Pipeline¶

pyfetcher includes an event-driven pipeline that connects three stages:

Crawl – Discover URLs, fetch pages, store in Postgres
Scrape – Extract content, metadata, and media references
Download – Acquire binary assets via yt-dlp, gallery-dl, or HTTP

Architecture¶

        flowchart LR
    Seeds["Seeds / RSS / Sitemap"] --> Crawl

    subgraph Pipeline
        Crawl["🔍 Crawl Stage"]
        Scrape["📄 Scrape Stage"]
        Download["💾 Download Stage"]
        Crawl -- "PG NOTIFY" --> Scrape
        Scrape -- "PG NOTIFY" --> Download
    end

    Crawl --> Pages[(pages table)]
    Crawl --> NewJobs["new crawl jobs"]
    Scrape --> Enriched[(pages enriched)]
    Scrape --> DlJobs["download jobs"]
    Download --> Media[(media_assets)]
    Download --> MinIO[("MinIO objects")]

    style Crawl fill:#4A90D9,color:#fff
    style Scrape fill:#7B68EE,color:#fff
    style Download fill:#2ECC71,color:#fff
    style MinIO fill:#F39C12,color:#fff

Data Flow¶

        sequenceDiagram
    participant S as Seeds
    participant C as Crawl Worker
    participant PG as PostgreSQL
    participant Sc as Scrape Worker
    participant D as Download Worker
    participant M as MinIO

    S->>PG: Insert crawl jobs
    PG-->>C: NOTIFY crawl_jobs
    C->>PG: Claim job (SELECT FOR UPDATE SKIP LOCKED)
    C->>C: Fetch page via FetchService
    C->>PG: Store page + create scrape job
    PG-->>Sc: NOTIFY scrape_jobs
    Sc->>PG: Claim job
    Sc->>Sc: Extract text, metadata, media URLs
    Sc->>PG: Update page + create download jobs
    PG-->>D: NOTIFY download_jobs
    D->>PG: Claim job
    D->>D: Download via yt-dlp / gallery-dl / HTTP
    D->>M: Upload to MinIO
    D->>PG: Record media_asset

Each stage:

Claims jobs from Postgres using SELECT FOR UPDATE SKIP LOCKED
Processes them with configurable concurrency
Writes results and emits NOTIFY for the next stage

Quick Start¶

# Start infrastructure
make infra-up
make migrate

# Run the pipeline
make pipeline

Programmatic Usage¶

from pyfetcher.pipeline.runner import PipelineRunner
from pyfetcher.config import PyfetcherConfig

config = PyfetcherConfig(
    crawl_concurrency=10,
    scrape_concurrency=20,
    download_concurrency=5,
)
runner = PipelineRunner(config)
await runner.start()

Seeding URLs¶

from pyfetcher.crawler.frontier import Frontier
from pyfetcher.db.engine import build_async_engine, build_session_factory

engine = build_async_engine()
session_factory = build_session_factory(engine)

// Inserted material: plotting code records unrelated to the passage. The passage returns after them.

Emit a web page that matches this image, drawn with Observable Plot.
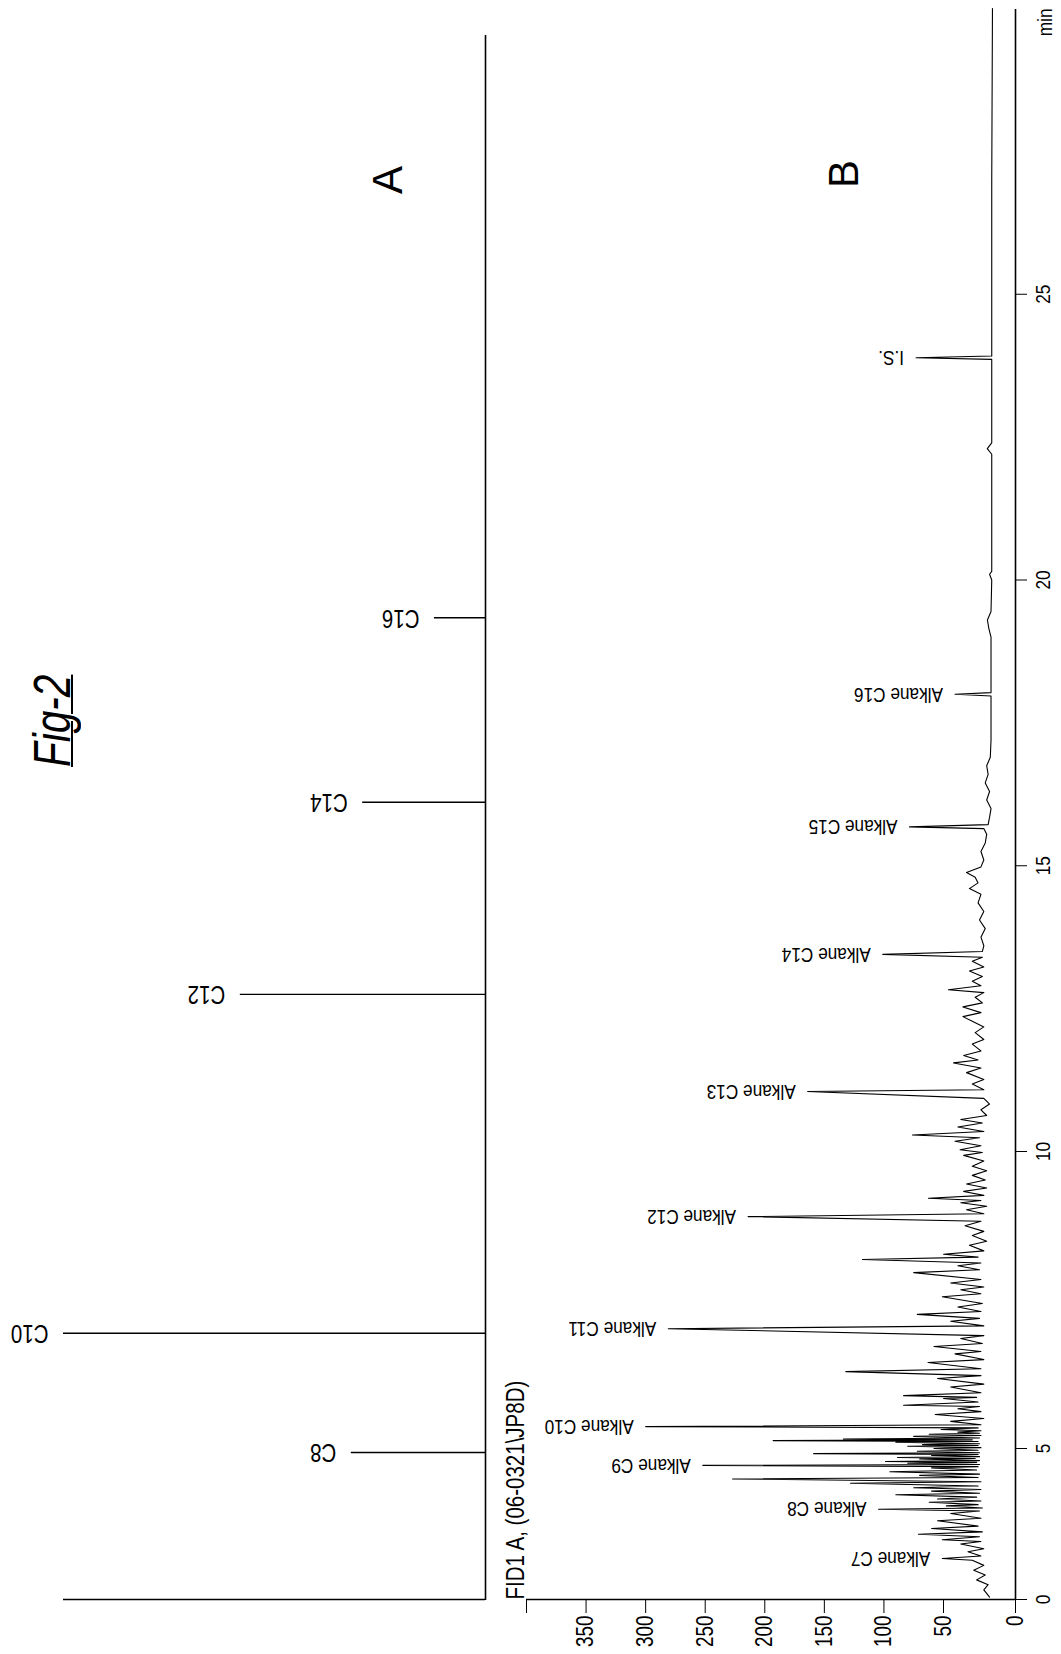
<!DOCTYPE html>
<html><head><meta charset="utf-8">
<script src="https://cdn.jsdelivr.net/npm/d3@7"></script>
<script src="https://cdn.jsdelivr.net/npm/@observablehq/plot@0.6"></script>
<style>
html,body{margin:0;padding:0;background:#fff;}
body{width:1061px;height:1654px;overflow:hidden;position:relative;}
#fig{position:absolute;left:0;top:0;width:1654px;height:1061px;transform-origin:0 0;
  transform:translate(0px,1654px) rotate(-90deg);color:#000;font-family:"Liberation Sans",Arial,sans-serif;}
#panelA,#panelB{position:absolute;left:0;}
#panelA{top:0;}
#panelB{top:480px;}
.title{position:absolute;left:887px;top:26px;font:italic 52px "Liberation Sans",Arial,sans-serif;
  text-decoration:underline;text-decoration-thickness:2px;line-height:1;transform-origin:0 0;transform:scaleX(0.78);white-space:nowrap;}
.letter{position:absolute;font:42px "Liberation Sans",Arial,sans-serif;transform:translate(-50%,-50%);line-height:1;}
</style></head><body>
<div id="fig">
  <div class="title">Fig-2</div>
  <div class="letter" style="left:1474px;top:388px">A</div>
  <div class="letter" style="left:1480px;top:844px">B</div>
  <div id="panelA"></div>
  <div id="panelB"></div>
</div>
<script>
// ---------- data ----------
// Panel A: reference alkane sticks (relative height, C10 = 100)
const stickLabels = ["C8", "C10", "C12", "C14", "C16"];
const stickTimes = [4.87, 6.94, 12.75, 16.11, 19.34];
const stickHeights = [31.8, 100, 58.1, 29.1, 12.1];

// Panel B: labelled peaks of the FID chromatogram
const peakLabels = ["Alkane C7", "Alkane C8", "Alkane C9", "Alkane C10", "Alkane C11", "Alkane C12",
  "Alkane C13", "Alkane C14", "Alkane C15", "Alkane C16", "I.S."];
const peakTimes = [1.36, 2.99, 4.44, 5.369, 7.017, 8.904, 11.05, 13.45, 15.68, 18.00, 23.89];
const peakSignals = [51, 104.5, 252, 300, 281, 214, 164, 101, 78.5, 42, 73];

// Panel B: chromatogram trace [time (min), signal]
const tracePoints = [
  [0.08,18],[0.32,22],[0.49,19],[0.65,27],[0.81,21],[0.97,29],[1.13,22],[1.30,30],[1.36,51],[1.44,24],
  [1.58,33],[1.68,22],[1.84,38],[1.92,24],[1.98,51],[2.08,25],[2.16,71],[2.24,23],[2.35,60],[2.43,26],
  [2.61,55],[2.69,24],[2.85,45],[2.93,25],[2.99,104.5],[3.03,23],[3.10,48],[3.14,26],[3.22,62],[3.26,24],
  [3.33,55],[3.39,27],[3.47,90],[3.52,25],[3.59,60],[3.64,24],[3.70,75],[3.76,26],[3.85,128],[3.90,24],
  [3.99,227],[4.04,26],[4.11,70],[4.15,25],[4.23,95],[4.29,27],[4.36,60],[4.40,26],[4.44,252],[4.47,25],
  [4.51,80],[4.54,27],[4.57,98.7],[4.60,25],[4.65,70],[4.67,28],[4.70,88.6],[4.73,25],[4.77,60],[4.80,26],
  [4.83,159],[4.86,25],[4.91,72],[4.94,26],[5.00,58],[5.014,24],[5.038,80],[5.051,26],[5.066,67.6],[5.081,25],
  [5.106,90],[5.118,26],[5.133,193],[5.146,30],[5.161,134],[5.176,25],[5.204,75],[5.219,24],[5.240,62],[5.256,25],
  [5.276,40],[5.298,24],[5.320,52],[5.347,26],[5.369,300],[5.399,24],[5.457,45],[5.505,22],[5.572,57],[5.621,24],
  [5.669,40],[5.707,25],[5.727,83.5],[5.784,26],[5.842,50],[5.861,27],[5.890,83.5],[5.938,24],[6.035,45],[6.083,22],
  [6.179,55],[6.227,24],[6.295,132],[6.343,24],[6.449,63],[6.497,22],[6.593,42],[6.632,24],[6.718,58],[6.767,23],
  [6.853,38],[6.901,22],[7.017,281],[7.065,22],[7.142,45],[7.190,25],[7.258,72],[7.306,24],[7.383,40],[7.441,23],
  [7.556,51],[7.604,24],[7.672,38],[7.720,22],[7.787,45],[7.845,24],[7.961,75],[8.009,25],[8.076,40],[8.124,24],
  [8.182,118],[8.221,26],[8.269,50],[8.327,22],[8.423,32],[8.490,20],[8.587,30],[8.655,22],[8.751,35],[8.827,24],
  [8.904,214],[8.953,22],[9.020,34],[9.078,20],[9.136,38],[9.174,24],[9.213,62.6],[9.261,22],[9.328,36],[9.386,20],
  [9.453,34],[9.521,21],[9.598,30],[9.675,20],[9.752,30],[9.839,22],[9.935,36],[9.983,23],[10.03,38.5],[10.10,24],
  [10.18,42],[10.24,25],[10.29,76],[10.35,22],[10.43,40],[10.50,23],[10.56,38],[10.63,20],[10.73,24],[10.83,18],
  [10.93,22],[11.05,164],[11.08,22],[11.18,30],[11.26,22],[11.38,34],[11.46,24],[11.55,43],[11.60,26],[11.68,36],
  [11.76,24],[11.88,30],[11.96,22],[12.08,28],[12.18,22],[12.28,30],[12.36,36.5],[12.43,24],[12.53,36.5],[12.60,23],
  [12.70,28],[12.78,22],[12.83,46.6],[12.90,24],[12.98,30],[13.06,23],[13.16,32],[13.23,22],[13.33,30],[13.40,23],
  [13.45,101],[13.50,23],[13.60,22],[13.75,24],[13.90,21],[14.05,25],[14.20,22],[14.35,26],[14.50,24],[14.60,32],
  [14.70,26],[14.80,28],[14.88,34],[14.98,24],[15.10,22],[15.25,24],[15.40,21],[15.55,20],[15.65,22],[15.68,78.5],
  [15.72,19],[15.85,18],[16.00,17],[16.15,20],[16.30,18],[16.45,21],[16.60,19],[16.75,20],[16.90,17.5],[17.20,17],
  [17.60,17],[17.97,17],[18.00,42],[18.03,17],[18.50,17],[19.00,17],[19.15,18.5],[19.30,19.5],[19.45,17],[20.00,16.5],
  [20.10,18],[20.15,16.5],[21.00,16.5],[22.20,16.5],[22.30,19.6],[22.40,16.5],[23.00,16.5],[23.86,16.5],[23.89,73],[23.92,16.5],
  [25.00,16.5],[27.00,16.5],[30.00,16]
];

const timeTicks = [0, 5, 10, 15, 20, 25];
const signalTicks = [0, 50, 100, 150, 200, 250, 300, 350, 400];
const signalTickLabels = ["0", "50", "100", "150", "200", "250", "300", "350", ""];
const channelLabel = "FID1 A, (06-0321\\JP8D)";
const timeUnit = "min";

// ---------- tables built from the arrays ----------
const sticks = stickLabels.map((label, i) => ({label, t: stickTimes[i], h: stickHeights[i]}));
const peaks = peakLabels.map((label, i) => ({label, t: peakTimes[i], s: peakSignals[i]}));
const trace = tracePoints.map(([t, s]) => ({t, s}));

const FONT = '"Liberation Sans",Arial,sans-serif';
// the original's time axis is drawn piecewise (0–5 min compressed)
const xScale = {type: "linear", domain: [0, 5, 10, 30], range: [54, 205, 502, 1645]};

// narrow (condensed) lettering as in the original print
function condense(svg, k) {
  svg.querySelectorAll("text").forEach(t => {
    const len = t.getComputedTextLength();
    if (len > 0) {
      t.setAttribute("textLength", (len * k).toFixed(1));
      t.setAttribute("lengthAdjust", "spacingAndGlyphs");
    }
  });
}

const plotA = Plot.plot({
  width: 1654, height: 500,
  marginLeft: 54, marginRight: 35, marginTop: 63, marginBottom: 15,
  x: {...xScale, axis: null},
  y: {type: "linear", domain: [0, 100], range: [485, 63], axis: null},
  style: {fontFamily: FONT, background: "transparent", color: "#000"},
  marks: [
    Plot.ruleY([0], {stroke: "#000", strokeWidth: 1.6}),
    Plot.ruleX([0], {stroke: "#000", strokeWidth: 1.6}),
    Plot.ruleX(sticks, {x: "t", y1: 0, y2: "h", stroke: "#000", strokeWidth: 1.4}),
    Plot.text(sticks, {x: "t", y: "h", text: "label", rotate: -90, textAnchor: "start",
      lineAnchor: "middle", dy: -15, fontSize: 25, fill: "#000"})
  ]
});
document.getElementById("panelA").appendChild(plotA);
condense(plotA, 0.82);

const plotB = Plot.plot({
  width: 1654, height: 581,
  marginLeft: 54, marginRight: 9, marginTop: 46, marginBottom: 46,
  x: {...xScale},
  y: {type: "linear", domain: [0, 50, 400], range: [535, 463, 46]},
  style: {fontFamily: FONT, background: "transparent", color: "#000"},
  marks: [
    Plot.axisX({ticks: timeTicks, tickSize: 12, tickPadding: 8, fontSize: 21, label: null}),
    Plot.axisY({ticks: signalTicks, tickSize: 13, tickPadding: 3, fontSize: 23, label: null,
      tickFormat: d => signalTickLabels[signalTicks.indexOf(d)]}),
    Plot.ruleY([0], {stroke: "#000", strokeWidth: 1.6}),
    Plot.ruleX([0], {stroke: "#000", strokeWidth: 1.6}),
    Plot.line(trace, {x: "t", y: "s", stroke: "#000", strokeWidth: 1.1}),
    Plot.text(peaks, {x: "t", y: "s", text: "label", rotate: -90, textAnchor: "start",
      lineAnchor: "middle", dy: -12, fontSize: 21, fill: "#000"}),
    Plot.text([channelLabel], {text: d => d, frameAnchor: "top-left", textAnchor: "start",
      lineAnchor: "bottom", dy: -3, fontSize: 25, fill: "#000"}),
    Plot.text([timeUnit], {text: d => d, frameAnchor: "bottom-right", textAnchor: "end",
      lineAnchor: "top", dy: 22, fontSize: 21, fill: "#000"})
  ]
});
document.getElementById("panelB").appendChild(plotB);
condense(plotB, 0.82);
</script>
</body></html>
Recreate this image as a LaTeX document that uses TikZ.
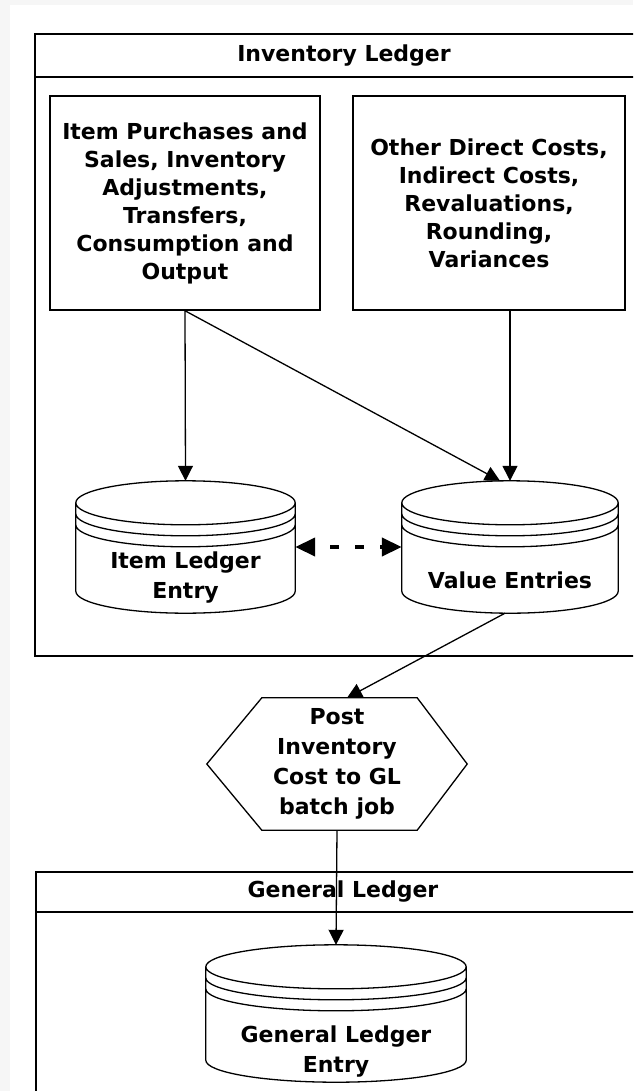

async with session_factory() as session:
    frontier = Frontier()
    await frontier.add_urls(session, [
        "https://example.com",
        "https://example.com/blog",
    ])
    await session.commit()

Custom Spider¶

from pyfetcher.crawler.spider import Spider, SpiderResult
from pyfetcher.contracts.response import FetchResponse
from pyfetcher.scrape.links import extract_links

spider = Spider(name="my-spider")

@spider.router.default
async def handle_page(url: str, response: FetchResponse) -> SpiderResult:
    links = extract_links(response.text or "", base_url=url)
    return SpiderResult(
        discovered_urls=[l.url for l in links if not l.is_external],
        items=[{"url": url, "title": "..."}],
    )